S&P: Jinan West City Investment and Development Group Rated 'BBB-', Outlook Stable; Proposed Notes Rated 'BBB-'
The issue rating is subject to our review of the final issuance documentation. We expect JNWC to use the issuance proceeds for general corporate purposes.
JNWC is a China-based local government investment and financing platform (LGFV) in Jinan, the capital city of Shandong province. By asset, it is the largest among the four municipal-level LGFVs in Jinan.
The rating on JNWC benefits from the creditworthiness of the company's sole owner, the Jinan municipal government. In our view, there is an extremely high likelihood of timely and sufficient extraordinary government support to JNWC if the company comes under financial distress. Therefore, the corporate credit rating on JNWC is four notches above the stand-alone credit profile (SACP), which we assess as 'b+'.
Our view of an extremely high likelihood of extraordinary government support is based on JNWC's very important role and integral link with the municipal government.
"Our rating on Jinan city reflects our view of Jinan's exceptional liquidity and strong budgetary performance," said S&P Global Ratings analyst Gloria Lu. "This is against the backdrop of an evolving but unbalanced institutional framework. The city's high debt burden and very high contingent liabilities also temper this strength. The average economy and budgetary flexibility, and satisfactory financial management are neutral to the ratings."
We are relatively optimistic on Jinan's growth outlook, based on the fixed asset investments, urbanization, and service sectors. The city's infrastructure investments are growing, despite coming from a lower base. As the capital city of Shandong, China's second most populous province with the third-highest GDP, the city continues to expand and urbanize.
Jinan's continued expansion toward the city's east and west areas, and the resultant infrastructure development inevitably resulted in the expansion of LGFVs' balance sheets. This weighed on the city's high debt burden and very high contingent liabilities. These credit weaknesses are partially offset by JNWC's exceptional liquidity, which helps cover the debt services in the next 12 months.
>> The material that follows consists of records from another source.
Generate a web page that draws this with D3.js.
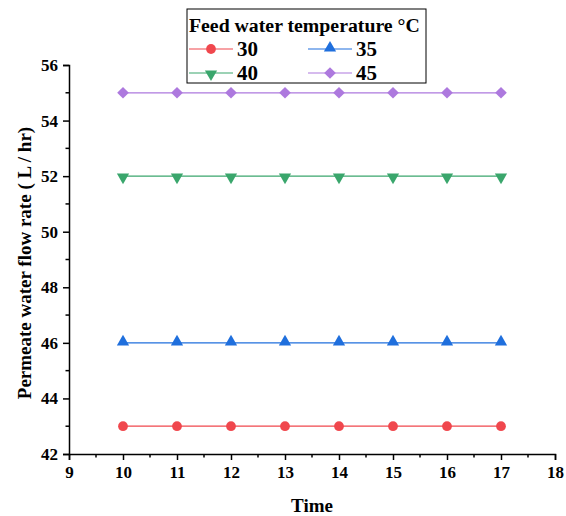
<!DOCTYPE html>
<html>
<head>
<meta charset="utf-8">
<script src="https://cdn.jsdelivr.net/npm/d3@7"></script>
<style>
  body { margin: 0; background: #fff; }
  text { font-family: "Liberation Serif", "Times New Roman", serif; font-weight: bold; }
</style>
</head>
<body>
<svg id="chart" width="566" height="516"></svg>
<script>
const times = [10, 11, 12, 13, 14, 15, 16, 17];
const temps = ["30", "35", "40", "45"];
const flow30 = [43, 43, 43, 43, 43, 43, 43, 43];
const flow35 = [46, 46, 46, 46, 46, 46, 46, 46];
const flow40 = [52, 52, 52, 52, 52, 52, 52, 52];
const flow45 = [55, 55, 55, 55, 55, 55, 55, 55];
const xTicks = [9, 10, 11, 12, 13, 14, 15, 16, 17, 18];
const yTicks = [42, 44, 46, 48, 50, 52, 54, 56];

const series = [
  { name: temps[0], values: flow30, color: "#f0474d", symbol: d3.symbolCircle, size: 75 },
  { name: temps[1], values: flow35, color: "#1f6fdd", symbol: d3.symbolTriangle, size: 65, dy: -1 },
  { name: temps[2], values: flow40, color: "#3aa66c", symbol: d3.symbolTriangle, size: 65, rotate: 180, dy: 1 },
  { name: temps[3], values: flow45, color: "#ad79de", symbol: d3.symbolSquare, size: 68, rotate: 45 },
];

const svg = d3.select("#chart");
const margin = { left: 69, right: 11, top: 65, bottom: 62 };
const width = 566, height = 516;

const x = d3.scaleLinear().domain([9, 18]).range([margin.left, width - margin.right]);
const y = d3.scaleLinear().domain([42, 56]).range([height - margin.bottom, margin.top]);

// minor ticks
const xMinor = d3.range(9.5, 18, 1);
const yMinor = d3.range(43, 56, 2);

const xAxis = svg.append("g").attr("transform", `translate(0,${y(42)})`)
  .call(d3.axisBottom(x).tickValues(xTicks).tickSize(6).tickPadding(6).tickFormat(d3.format("d")));
xAxis.append("g").selectAll("line").data(xMinor).join("line")
  .attr("x1", d => x(d)).attr("x2", d => x(d)).attr("y1", 0).attr("y2", 3.5)
  .attr("stroke", "#000").attr("stroke-width", 1.5);

const yAxis = svg.append("g").attr("transform", `translate(${x(9)},0)`)
  .call(d3.axisLeft(y).tickValues(yTicks).tickSize(6).tickPadding(5).tickFormat(d3.format("d")));
yAxis.append("g").selectAll("line").data(yMinor).join("line")
  .attr("y1", d => y(d)).attr("y2", d => y(d)).attr("x1", 0).attr("x2", -3.5)
  .attr("stroke", "#000").attr("stroke-width", 1.5);

[xAxis, yAxis].forEach(a => {
  a.attr("font-size", 17);
  a.select(".domain").attr("stroke-width", 1.5);
  a.selectAll(".tick line").attr("stroke-width", 1.5);
  a.selectAll(".tick text").attr("fill", "#000")
    .style("font-family", "'Liberation Serif', serif")
    .style("font-weight", "700")
    .style("font-size", "17px");
});

// axis titles
svg.append("text").attr("x", x(13.5)).attr("y", 512).attr("text-anchor", "middle")
  .attr("font-size", 19).text("Time");
svg.append("text").attr("transform", `translate(31,263) rotate(-90)`)
  .attr("text-anchor", "middle").attr("font-size", 19)
  .text("Permeate water flow rate ( L / hr)");

// series
const line = d3.line().x((d, i) => x(times[i])).y(d => y(d));
series.forEach(s => {
  svg.append("path").datum(s.values).attr("d", line)
    .attr("fill", "none").attr("stroke", s.color).attr("stroke-width", 1.2);
  svg.append("g").selectAll("path").data(s.values).join("path")
    .attr("d", d3.symbol(s.symbol, s.size))
    .attr("transform", (d, i) => `translate(${x(times[i])},${y(d) + (s.dy || 0)}) rotate(${s.rotate || 0})`)
    .attr("fill", s.color);
});

// legend
const lg = svg.append("g");
lg.append("rect").attr("x", 187).attr("y", 9).attr("width", 239).attr("height", 74)
  .attr("fill", "#fff").attr("stroke", "#000").attr("stroke-width", 1);
lg.append("text").attr("x", 189).attr("y", 32).attr("font-size", 19.8)
  .text("Feed water temperature \u00B0C");
series.forEach((s, i) => {
  const cx = 189 + (i % 2) * 119;
  const cy = 49 + Math.floor(i / 2) * 24;
  lg.append("line").attr("x1", cx).attr("x2", cx + 44).attr("y1", cy).attr("y2", cy)
    .attr("stroke", s.color).attr("stroke-width", 1.2);
  lg.append("path").attr("d", d3.symbol(s.symbol, s.size))
    .attr("transform", `translate(${cx + 22},${cy + (s.dy || 0)}) rotate(${s.rotate || 0})`)
    .attr("fill", s.color);
  lg.append("text").attr("x", cx + 48).attr("y", cy + 7).attr("font-size", 21).text(s.name);
});
</script>
</body>
</html>
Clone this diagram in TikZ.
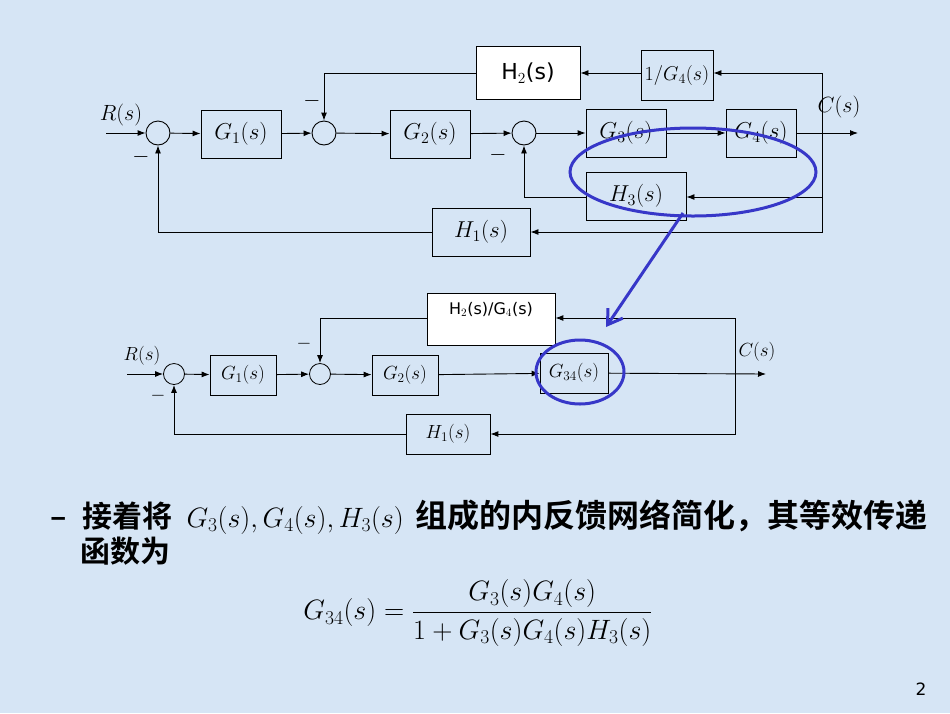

Our assessment of JNWC's SACP reflects the company's high financial leverage, weak operating cash flow and interest coverage, and significant refinancing risk. In addition, its geographic concentration, business dependence on the local government, and exposure to land sale and property market conditions expose its revenue to high volatility. On the other hand, JNWC's exclusive development rights in WNT District, continued development opportunity, and ongoing government support moderate the above weaknesses.
In our view, JNWC's competitive position is mainly driven by its monopolistic position in the primary land development and infrastructure construction in the WNT District. The business is highly capital-intensive and essentially policy-driven. Under the government mandate, the company is also responsible for the infrastructure project construction, which, however, does not generate any revenue and represent assets for public welfare.
"We equalize the issue rating on JNWC's proposed senior unsecured notes with the corporate credit rating, reflecting the notes' insignificant structural subordination risk as indicated by a ratio of priority liabilities to consolidated assets well below the 20% threshold for investment grade notching," Ms. Lu said.
The stable outlook mainly reflects our view of the credit profile of Jinan municipal government and our assessment that the likelihood will remain extremely high for the government to provide sufficient and timely extraordinary support to JNWC if needed in the coming two years.
We could downgrade the company if: (1) the creditworthiness of Jinan municipal government has materially deteriorated; or (2) the likelihood for extraordinary government support has materially weakened because of a change in the government's strategies or priorities. Loosened management control or a significant reduction in the government's ownership could indicate declining commitment of support from the government. Heightened policy risk, which may prevent the municipal government from providing extraordinary support in a timely manner, would also trigger our downside rating review.
The rating will not move when the SACP is within the 'b' category. However, we could lower the SACP if we identify its FFO interest coverage as consistently below 1x, and its diminishing ongoing supports from the government, including suspension of land premium refund and subsidy or capital injection, and weakened liquidity could pressure the company's debt payment capability.
We could upgrade the company if, in our view, the creditworthiness of Jinan municipal government has materially improved. We could also raise the rating, if we reassess JNWC's role to the government as critical, or if its SACP improves to 'bb-', due to substantial strengthening of financial performance with significant deleverage.